President Obama reassured Saudi rulers after his short visit that America’s commitment to security in the area was not going to decrease. In fact, by the end of 2013, the United States had agreed to provide Saudi Arabia and the Emirates with over 10 billion dollars worth of new weapons to counter Iranian security threats that were being compounded by Saudi quarrels with Qatar that was being denounced for its support of radical Islamists and Turkey that were perceived by Riyadh as being a threat to Saudi ambitions.

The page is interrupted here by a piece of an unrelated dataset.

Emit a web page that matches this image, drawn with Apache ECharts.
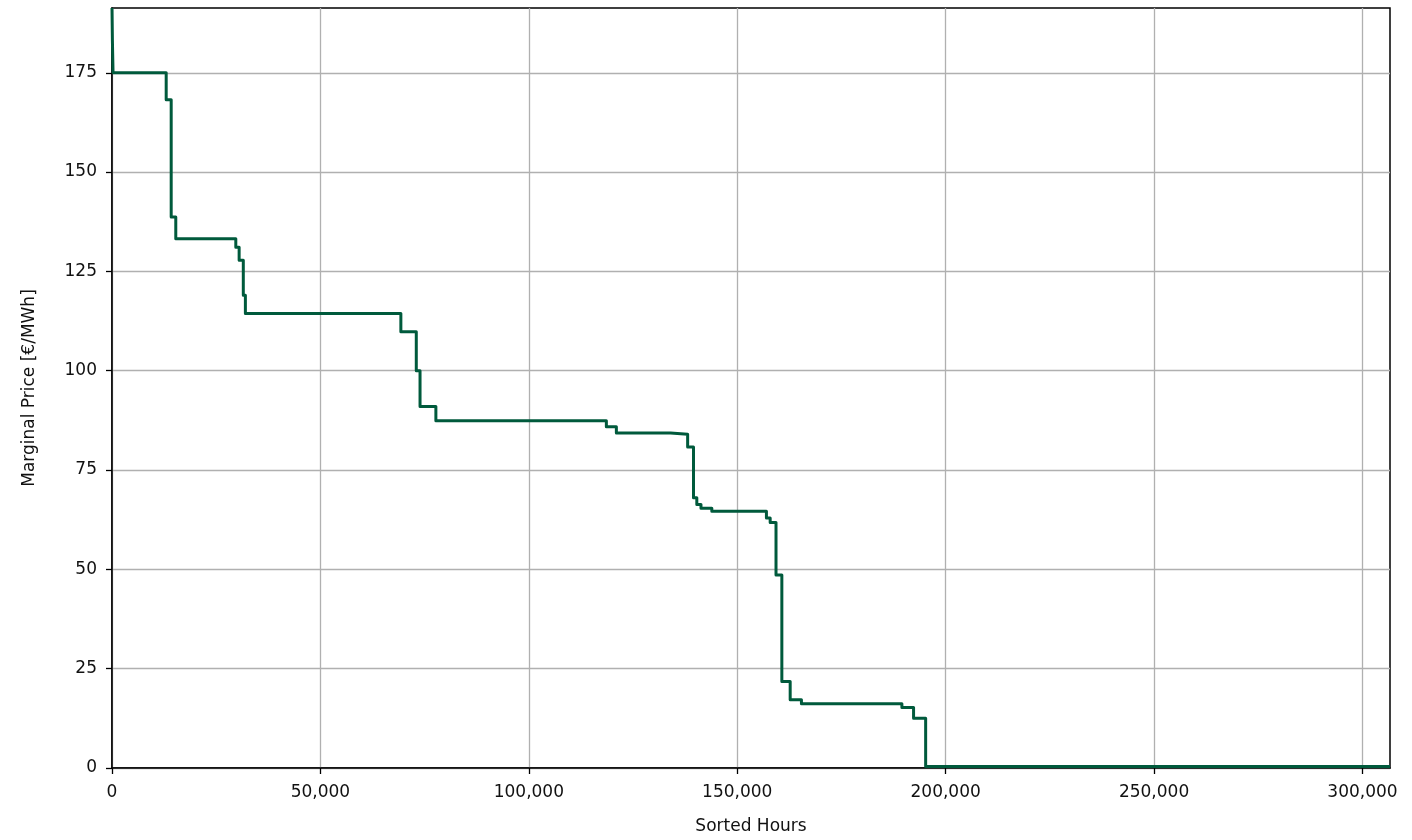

The Saudi rulers were thus confronted by the hegemonic aspirations of Erdogan’s regime, Persian-Shiite imperialist ambitions, and radical Sunni Islamist groups that were and are challenging every regime in the Arab world. Washington had thus come to reassure Riyadh that the United States was there. The Syrian crisis was seen more and more as a victory for Iran, thus confronting Saudi Arabia and some of her allies with ever-greater anxiety of Iran’s attempt to gain hegemony in the Gulf and the Fertile Crescent. One of the main pillars of the Saudi foreign and defense policy is the Gulf Cooperation Council, however by the time of Obama’s visit, Qatar and Kuwait were not in tune with the perspectives of the United Arab Emirates, Bahrain, Oman, and of course Saudi Arabia. Obama’s visit was part of the configuration of American diplomacy as Washington attempted to move from the Middle East to the Far East in confronting trade and security in the most dynamic area of the international system with a rising China challenging Japan and other Asian countries.